Des centaines d’hommes, de femmes et d’enfants armés de bâtons et de pierres ne voulaient pas se disperser et ils lançaient des projectiles sur les policiers qui ont répliqué avec des tirs. Dans le feu de l’action, trois personnes ont été tuées sur le coup. Il s’agit d’Anjalay Coopen, âgée de 32 ans et enceinte, Kistnasamy Mooneesamy et Moonsamy Moonien. Neuf jours plus tard, un autre laboureur quittait ce bas monde à l’hôpital.

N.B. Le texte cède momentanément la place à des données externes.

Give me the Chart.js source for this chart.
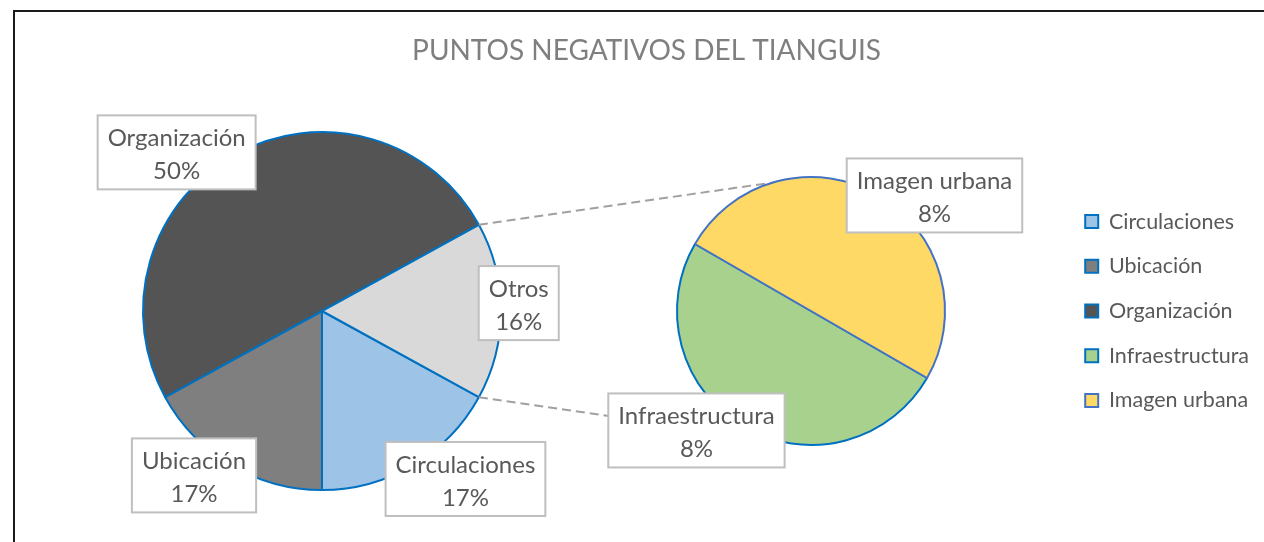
<!DOCTYPE html>
<html>
<head>
<meta charset="utf-8">
<title>Puntos negativos del tianguis</title>
<script src="https://cdn.jsdelivr.net/npm/chart.js@4.4.1/dist/chart.umd.min.js"></script>
<style>
  html, body { margin: 0; padding: 0; background: #fff; overflow: hidden; }
  body { width: 1264px; height: 542px; position: relative; }
  #frame { position: absolute; left: 13px; top: 10px; width: 1400px; height: 700px; border: 2px solid #1a1a1a; box-sizing: border-box; }
  #mainPie { position: absolute; left: -237px; top: 0; }
  #subPie { position: absolute; left: 0; top: 0; }
</style>
</head>
<body>
<div id="frame"></div>
<canvas id="mainPie" width="1118" height="542"></canvas>
<canvas id="subPie" width="1264" height="542"></canvas>
<script>
// shares in percent
const categories = ['Circulaciones', 'Ubicación', 'Organización'];
const shares = [17, 17, 50];
const otherLabel = 'Otros';
const otherCategories = ['Infraestructura', 'Imagen urbana'];
const otherShares = [8, 8];

const otherTotal = otherShares.reduce((a, b) => a + b, 0);
const grandTotal = shares.reduce((a, b) => a + b, 0) + otherTotal;

const mainColors = ['#9dc3e6', '#7f7f7f', '#545454', '#d9d9d9'];
const subColors = ['#a9d18e', '#ffd966'];
const subBorders = ['#0070c0', '#4472c4'];
const ringBlue = '#0070c0';
const textGray = '#595959';
const FONT = 'Lato';

// where each boxed label sits: rotation off the slice middle (deg) and distance as a multiple of the radius
const mainPlacement = {
  'Circulaciones': { turn: -9.9, k: 1.234 },
  'Ubicación': { turn: 7.3, k: 1.164 },
  'Organización': { turn: -13.7, k: 1.202 },
  'Otros': { turn: -2.3, k: 1.10 }
};
const subPlacement = {
  'Infraestructura': { turn: 13.8, k: 1.235 },
  'Imagen urbana': { turn: 16.9, k: 1.262 }
};

// white boxes with name + percent, like Excel callouts
const boxLabels = {
  id: 'boxLabels',
  afterDatasetsDraw(chart, args, opts) {
    const { ctx } = chart;
    const meta = chart.getDatasetMeta(0);
    const values = chart.data.datasets[0].data;
    ctx.save();
    ctx.font = '24px ' + FONT;
    ctx.textAlign = 'center';
    ctx.textBaseline = 'middle';
    meta.data.forEach((arc, i) => {
      const name = chart.data.labels[i];
      const place = opts.placement[name];
      const ang = (arc.startAngle + arc.endAngle) / 2 + place.turn * Math.PI / 180;
      const cx = arc.x + Math.cos(ang) * arc.outerRadius * place.k;
      const cy = arc.y + Math.sin(ang) * arc.outerRadius * place.k;
      const lines = [name, values[i] + '%'];
      const w = Math.max(...lines.map(t => ctx.measureText(t).width)) + 20;
      const h = 74;
      ctx.fillStyle = '#ffffff';
      ctx.fillRect(cx - w / 2, cy - h / 2, w, h);
      ctx.strokeStyle = '#bfbfbf';
      ctx.lineWidth = 2;
      ctx.strokeRect(cx - w / 2, cy - h / 2, w, h);
      ctx.fillStyle = textGray;
      ctx.fillText(lines[0], cx, cy - 14);
      ctx.fillText(lines[1], cx, cy + 19);
    });
    ctx.restore();
  }
};

// secondary pie: the breakdown of "Otros", plus the legend for everything
const subChart = new Chart(document.getElementById('subPie'), {
  type: 'pie',
  data: {
    labels: otherCategories,
    datasets: [{
      data: otherShares,
      backgroundColor: subColors,
      borderColor: subBorders,
      borderWidth: 2,
      radius: 134
    }]
  },
  options: {
    responsive: false,
    animation: false,
    events: [],
    rotation: 120,
    layout: { padding: { left: 560, right: 5, top: 177, bottom: 97 } },
    plugins: {
      tooltip: { enabled: false },
      boxLabels: { placement: subPlacement },
      legend: {
        position: 'right',
        labels: {
          font: { family: FONT, size: 21.5 },
          color: textGray,
          boxWidth: 13,
          boxHeight: 13,
          padding: 23.2,
          generateLabels: () => {
            const names = categories.concat(otherCategories);
            const fills = mainColors.slice(0, categories.length).concat(subColors);
            const strokes = categories.map(() => ringBlue).concat(subBorders);
            return names.map((text, i) => ({
              text,
              fillStyle: fills[i],
              strokeStyle: strokes[i],
              lineWidth: 2,
              fontColor: textGray,
              hidden: false,
              index: i
            }));
          }
        }
      }
    }
  },
  plugins: [boxLabels]
});

// dashed lines from the edges of "Otros" to the top and bottom of the secondary pie
const connectors = {
  id: 'connectors',
  afterDatasetsDraw(chart) {
    const arcs = chart.getDatasetMeta(0).data;
    const other = arcs[arcs.length - 1];
    const sub = subChart.getDatasetMeta(0).data[0];
    const a = chart.canvas.getBoundingClientRect();
    const b = subChart.canvas.getBoundingClientRect();
    const sx = sub.x + b.left - a.left;
    const sy = sub.y + b.top - a.top;
    const r = other.outerRadius;
    const { ctx } = chart;
    ctx.save();
    ctx.strokeStyle = '#a0a0a0';
    ctx.lineWidth = 2;
    ctx.setLineDash([9, 5]);
    ctx.beginPath();
    ctx.moveTo(other.x + Math.cos(other.startAngle) * r, other.y + Math.sin(other.startAngle) * r);
    ctx.lineTo(sx, sy - sub.outerRadius);
    ctx.moveTo(other.x + Math.cos(other.endAngle) * r, other.y + Math.sin(other.endAngle) * r);
    ctx.lineTo(sx, sy + sub.outerRadius);
    ctx.stroke();
    ctx.restore();
  }
};

// main pie, "Otros" centred on the right so its slice faces the breakdown
new Chart(document.getElementById('mainPie'), {
  type: 'pie',
  data: {
    labels: categories.concat([otherLabel]),
    datasets: [{
      data: shares.concat([otherTotal]),
      backgroundColor: mainColors,
      borderColor: ringBlue,
      borderWidth: 2,
      radius: 179
    }]
  },
  options: {
    responsive: false,
    animation: false,
    events: [],
    rotation: 90 + (otherTotal / grandTotal) * 180,
    layout: { padding: { left: 0, right: 0, top: 0, bottom: 52 } },
    plugins: {
      tooltip: { enabled: false },
      legend: { display: false },
      boxLabels: { placement: mainPlacement },
      title: {
        display: true,
        text: 'PUNTOS NEGATIVOS DEL TIANGUIS',
        align: 'end',
        color: '#7f7f7f',
        font: { family: FONT, size: 28, weight: 'normal' },
        padding: { top: 34, bottom: 64.4 }
      }
    }
  },
  plugins: [connectors, boxLabels]
});
</script>
</body>
</html>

Lors de la traditionnelle manifestation du travail du 5 mai 1946, un manifeste a été présenté pour réclamer la proclamation du 1er mai comme jour férié. Le président du Parti travailliste, Guy Rozemont, qui avait été élu au Conseil législatif en 1949, devait proposer une motion au conseil pour que « that 1st of May be declared a public holiday ». La motion stipule que « to allow the workers of this Colony a day’s rest to celebrate Labour ideals. »
Il avait obtenu le soutien des parlementaires pro-travailleurs, notamment Raymond Rault, Sookdeo Bissoondoyal et le Dr Seewoosagur Ramgoolam. Deux autres élus, le Dr Arthur de Chazal et André Nairac, s’étaient opposés à la motion. Mais celle-ci a finalement été votée après un amendement proposé par Renganaden Seeneevassen. Le gouverneur sir Hilary Blood devait décréter alors le 1er mai 1950 jour férié.

La première fête du Travail a été célébrée en 1950 avec ferveur. Après un hommage à feu Emmanuel Anquetil à Saint-Jean, un meeting public a eu lieu au Champ-de-Mars devant une foule d’environ 15 000 personnes.